I am presently developing a handbook/manual based on our published methods in a not-open access journal. The content of the manual is different (i.e., format and structure) from the published version and we made a modification, for example, we structured our manual to a "recipe style" so it's easy to use and follow by users. We cited the original paper and we borrowed and cited some of the figures (and some new ones). I am wondering would it be against the journal policy if I do this? Or any advice about how I will handle this. We also plan to publish the manual through an organisation.
would it be against the journal policy if I do this?
It is not against journal policy for
a handbook/manual [to be] based on...published methods in a...journal.
Indeed, anyone is free to write a handbook/manual based upon published materials. (Such a handbook/manual should not plagiarise, of course, and the OP has noted that the handbook/manual differs in content, format, structure, and style. Furthermore, the OP notes that the original sources have been cited.) Regarding,
we borrowed and cited some of the figures
You need to check this is permissible, it has been answered elsewhere on this site.
There may be other concerns, but the question doesn't raise them.
TL;DR: Write your handbook/manual as-if you didn't write the original sources.
That would depend
- on the particular journal/publisher policy
- the exact ways you intend to reuse the material (figures only? >x% of the paper? only in English?)
- the nature of your new publication (commercial, study material, report, etc)
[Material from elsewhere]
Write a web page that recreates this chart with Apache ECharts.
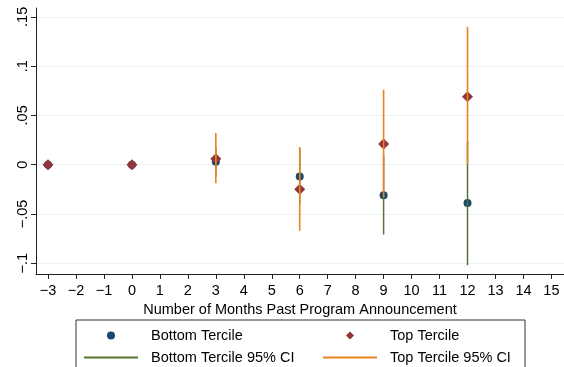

- whether the author of the new publication was a co-author of the already published one
Some publishers explicitly allow the re-usage of the materials by authors in non-commercial teaching materials, some would require you to request permissions, which might be granted for a price or free of charge.
For example, a screenshot from IEEE "Request Permission" form, which shows you the variables that IEEE, in particular, considers determining the price:
The other publishers would have similar policies; however, might not have a convenient tool for quick licensing and price estimation, – so you would have to contact them directly.
If you decide to reuse the figures, you certainly have to request permissions from the publisher. You would also have to do so if you decide to borrow large chunks of text from the published papers.